Role of NGO and community in building hope and empowerment
The extreme forms of social alienation and exclusion that the HMI individuals experience as a marginalised population makes it even more difficult for them to overcome because of the neo-liberal globalisation era that commodifies human abilities, skills or experiences of mental health as marketable products (Bhatia, 2018; Bhatia & Priya, 2018; Mills, 2018; Pandey et al., 2020; Sharma & Priya, 2020). Charmaz (2020) posited that ‘Dominant perspectives, policies, and practices affect experiencing stigma and exclusion’ (p. 21).

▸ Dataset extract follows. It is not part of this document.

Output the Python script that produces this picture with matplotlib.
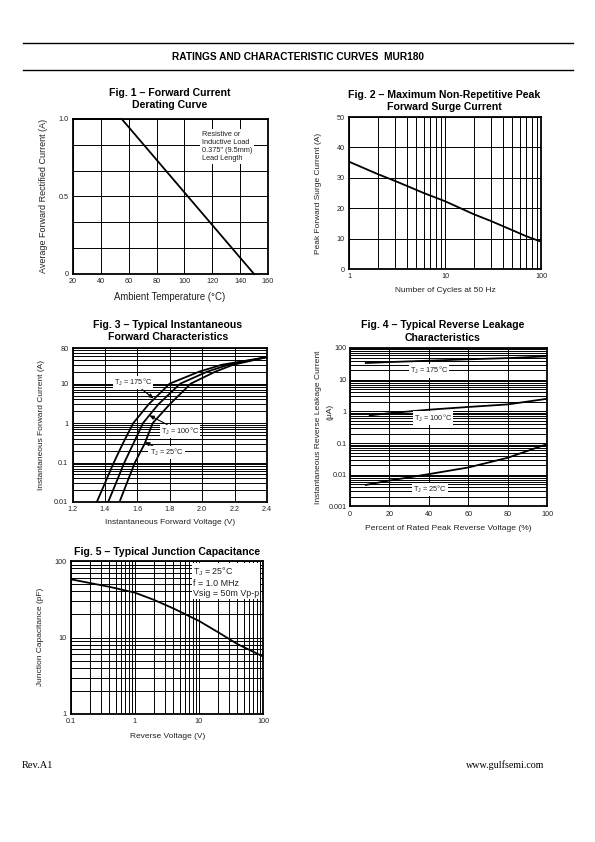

Cassell (2004) pointed out that suffering becomes disastrous when the reintegration process stops. In restoring integrity, people enlarge themselves in response to the damage so that they grow rather than being reduced to the loss. This is how they recover from the loss and develop resilience. However, the sole responsibility of rebuilding does not lie upon the sufferer only. In an inclusive community, responsible stakeholders and primary caregivers often have the power to pull the individual back from the edge towards a life that they deserve. The empowerment opportunities that the Parivartan Trust and another NGO called Maher is giving them back their lost sense of self-esteem and self-confidence. They identify the need to empower themselves and look hopefully towards a future where they can take care of their own and fulfil their responsibilities towards their significant others.
Conclusion
HMI individuals are one of the most vulnerable populations on the global health platform. An individual-centric, psychopathology-oriented focus of the existing medical system limits the understanding of the HMI individuals through the disability lens. Homelessness is primarily a social problem. Even when the homeless person gets the diagnosis of SMI, it is unwise to overlook the socio-politico-economic context. At par with the medicalisation trend of neoliberal society (that we are becoming increasingly), service approaches frequently identify people with mental illness as mental health-care services consumers. However, instead of identifying and building upon the strengths and resilience in a marginalised population like HMI persons, service approaches have become pathology-centric. Such individualised responsibility for illness and recovery, disguised as freedom and agency, has exacerbated the existing marginalisation and alienation. They end up fighting alone for services, amenities and welfare. In a developing country like India, the struggle to avail the barely enough resources to survive for those living with the double burden of mental illness and homelessness is superimposed upon the pre-existing battle for a healthier physical, social and psychological and economic existence. Through ‘Lapata Zindagi’ by giving voices to the unheard stories of Nazma, Madhu, Indu and Chhabu and their caregivers, Radhika Murthy humanises their experiences beyond the medical lens. It also highlights the dire and urgent need to integrate mental health into primary health care and community-based intervention as has been done in some places in India like Kolkata (West Bengal) (Chatterjee & Roy, 2017) and Kerala (R Kottai & Ranganathan, 2020). It might help to nurture ‘hope’ to enable recovery and empowerment for such marginalised populations.